A printed image of the most iconic photograph in military history, Joe Rosenthal’s Flag Raising on Iwo Jima, signed in the clear sky to the right of the outstretched hands of the Marines by John H. Bradley, whose son wrote “Flags of our Fathers.” Signed “John H. Bradley Ph(armacist) M(ate) 2/C”. The black and white photograph measures 7 inches wide by 8 inches high.
Bradley was a medic on Iwo Jima and one of the Marines who raised the flag on Mount Suribachi. Six Marines raised the second flag, the event memorialized by AP photographer Joe Rosenthal. All of the Marines quickly moved on in combat; three were killed before it was realized that this photograph was igniting a sense of purposefulness in the country. Bradley and two others, Gagnon and Ira Hayes, were located and brought to the United States for a bond drive, a drive which Bradley and Hayes found unnerving. Like all combat veterans they didn’t believe they had done anything special, and were no more deserving of being heralded than all the other Marines.
Hayes, an Indian, took to heavy drinking, and was granted his desire to return to combat where he felt more comfortable.
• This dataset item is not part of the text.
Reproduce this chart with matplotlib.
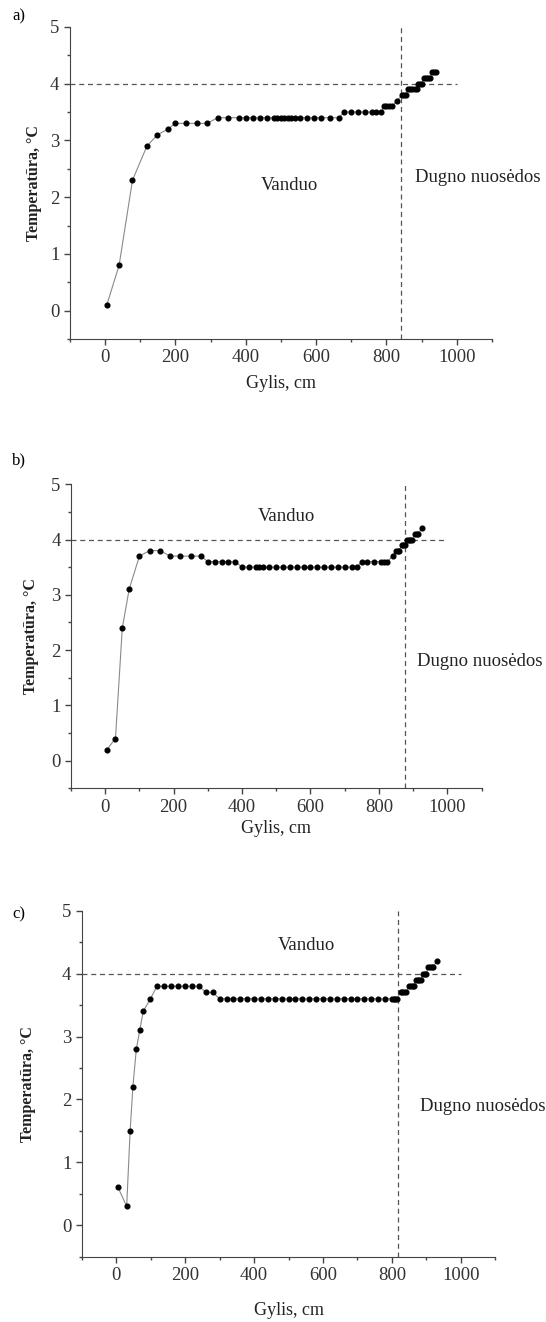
import matplotlib
matplotlib.use("Agg")
import matplotlib.pyplot as plt
from matplotlib.ticker import MultipleLocator

plt.rcParams['font.family'] = ['Liberation Serif', 'DejaVu Serif']
plt.rcParams['font.size'] = 13

# a) profile
a_depth = [5, 40, 78, 119, 149, 179,
           200, 230, 260, 290,
           320, 350, 380, 400, 420, 440, 460, 480, 490, 500, 510, 520, 530, 540,
           555, 575, 595, 615, 640, 665,
           680, 700, 720, 740, 760, 770, 785,
           792, 800, 808, 816,
           830,
           845, 850, 855,
           862, 868, 874, 880, 886,
           890, 895, 900,
           906, 912, 918, 924,
           930, 936, 942]
a_temp = [0.1, 0.8, 2.3, 2.9, 3.1, 3.2,
          3.3, 3.3, 3.3, 3.3,
          3.4, 3.4, 3.4, 3.4, 3.4, 3.4, 3.4, 3.4, 3.4, 3.4, 3.4, 3.4, 3.4, 3.4,
          3.4, 3.4, 3.4, 3.4, 3.4, 3.4,
          3.5, 3.5, 3.5, 3.5, 3.5, 3.5, 3.5,
          3.6, 3.6, 3.6, 3.6,
          3.7,
          3.8, 3.8, 3.8,
          3.9, 3.9, 3.9, 3.9, 3.9,
          4.0, 4.0, 4.0,
          4.1, 4.1, 4.1, 4.1,
          4.2, 4.2, 4.2]
a_boundary = 840

# b) profile
b_depth = [5, 30, 50, 70, 100, 130, 160,
           190, 220, 250, 280,
           300, 320, 340, 360, 380,
           400, 420, 440, 450, 460, 480, 500, 520, 540, 560, 580, 600, 620,
           640, 660, 680, 700, 720, 735,
           750, 765, 785, 805, 815, 825,
           840,
           850, 855, 860,
           866, 871, 876,
           882, 887, 892, 897,
           905, 910, 915,
           925]
b_temp = [0.2, 0.4, 2.4, 3.1, 3.7, 3.8, 3.8,
          3.7, 3.7, 3.7, 3.7,
          3.6, 3.6, 3.6, 3.6, 3.6,
          3.5, 3.5, 3.5, 3.5, 3.5, 3.5, 3.5, 3.5, 3.5, 3.5, 3.5, 3.5, 3.5,
          3.5, 3.5, 3.5, 3.5, 3.5, 3.5,
          3.6, 3.6, 3.6, 3.6, 3.6, 3.6,
          3.7,
          3.8, 3.8, 3.8,
          3.9, 3.9, 3.9,
          4.0, 4.0, 4.0, 4.0,
          4.1, 4.1, 4.1,
          4.2]
b_boundary = 877

# c) profile
c_depth = [5, 30, 40, 48, 58, 68, 78, 99,
           118, 139, 160, 180, 200, 220, 240,
           260, 280,
           300, 320, 340, 360, 380, 400, 420, 440, 460, 480, 500, 520, 540,
           560, 580, 600, 620, 640, 660, 680, 700, 720, 740, 760, 780, 800,
           805, 810, 815,
           825, 830, 835, 840,
           850, 855, 860, 865,
           870, 875, 880, 885,
           890, 895, 900,
           905, 910, 915, 920,
           930]
c_temp = [0.6, 0.3, 1.5, 2.2, 2.8, 3.1, 3.4, 3.6,
          3.8, 3.8, 3.8, 3.8, 3.8, 3.8, 3.8,
          3.7, 3.7,
          3.6, 3.6, 3.6, 3.6, 3.6, 3.6, 3.6, 3.6, 3.6, 3.6, 3.6, 3.6, 3.6,
          3.6, 3.6, 3.6, 3.6, 3.6, 3.6, 3.6, 3.6, 3.6, 3.6, 3.6, 3.6, 3.6,
          3.6, 3.6, 3.6,
          3.7, 3.7, 3.7, 3.7,
          3.8, 3.8, 3.8, 3.8,
          3.9, 3.9, 3.9, 3.9,
          4.0, 4.0, 4.0,
          4.1, 4.1, 4.1, 4.1,
          4.2]
c_boundary = 818

xlabel = "Gylis, cm"
ylabel = "Temperatūra, °C"
water = "Vanduo"
sediment = "Dugno nuosėdos"


def draw_panel(ax, depth, temp, boundary, water_xy, sed_xy, xpad, ypad):
    ax.plot(depth, temp, '-', color='#8a8a8a', lw=0.8, zorder=2)
    ax.plot(depth, temp, 'o', color='black', ms=3.4, zorder=3)
    ax.plot([-100, 1000], [4, 4], '--', color='#555555', lw=0.9, dashes=(4, 3))
    ax.plot([boundary, boundary], [-0.5, 5], '--', color='#555555', lw=0.9, dashes=(4, 3))
    ax.set_xlim(-100, 1100)
    ax.set_ylim(-0.5, 5)
    ax.spines['top'].set_visible(False)
    ax.spines['right'].set_visible(False)
    ax.spines['left'].set_color('#444444')
    ax.spines['bottom'].set_color('#444444')
    ax.xaxis.set_major_locator(MultipleLocator(200))
    ax.xaxis.set_minor_locator(MultipleLocator(100))
    ax.yaxis.set_major_locator(MultipleLocator(1))
    ax.yaxis.set_minor_locator(MultipleLocator(0.5))
    ax.tick_params(which='major', direction='out', length=4, width=1, labelsize=13.5,
                   color='#444444', labelcolor='#333333')
    ax.tick_params(which='minor', direction='out', length=2.5, width=1, color='#444444')
    ax.set_yticks([0, 1, 2, 3, 4, 5])
    ax.set_xticks([0, 200, 400, 600, 800, 1000])
    ax.set_xlabel(xlabel, fontsize=13, labelpad=xpad, color='#222222')
    ax.set_ylabel(ylabel, fontsize=11.5, fontweight='bold', labelpad=ypad, color='#222222')
    ax.text(water_xy[0], water_xy[1], water, ha='center', va='center', fontsize=13.5,
            color='#222222')
    ax.text(sed_xy[0], sed_xy[1], sediment, ha='left', va='center', fontsize=13.5,
            color='#222222', clip_on=False)


fig = plt.figure(figsize=(5.46, 13.22), dpi=100)
ax_a = fig.add_axes([0.128, 0.7436, 0.773, 0.236])
ax_b = fig.add_axes([0.130, 0.4037, 0.752, 0.230])
ax_c = fig.add_axes([0.150, 0.0494, 0.757, 0.2617])

draw_panel(ax_a, a_depth, a_temp, a_boundary, (525, 2.2), (880, 2.35), 6, 6)
draw_panel(ax_b, b_depth, b_temp, b_boundary, (531, 4.42), (912, 1.79), 3, 9)
draw_panel(ax_c, c_depth, c_temp, c_boundary, (551, 4.45), (883, 1.89), 13, 19)

for letter, ypix in [('a)', 16), ('b)', 460), ('c)', 914)]:
    fig.text(12 / 546, 1 - ypix / 1322, letter, fontsize=12, va='center', ha='left')

fig.savefig("out.png", dpi=100)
Bradley held the group together thru the bond tour around the country. Hayes later died of alcoholism, Gagnon faded once the spot light was off, and Bradley never spoke of his experiences. He led a productive life and his son, after his death, wrote Flags of Our Fathers, in a journey to discover what his father did in the war. It later became a Clint Eastwood movie.
Recent photographic research has determined that two identifications of the six Marines were wrong and that Bradley didn’t know there were two flag raisings and assumed the one he participated in, the first, was the Rosenthal photograph.
Framed (in blue inner and outer mats with a silver frame) dimensions: 13 inches wide by 14 7/8 inches high.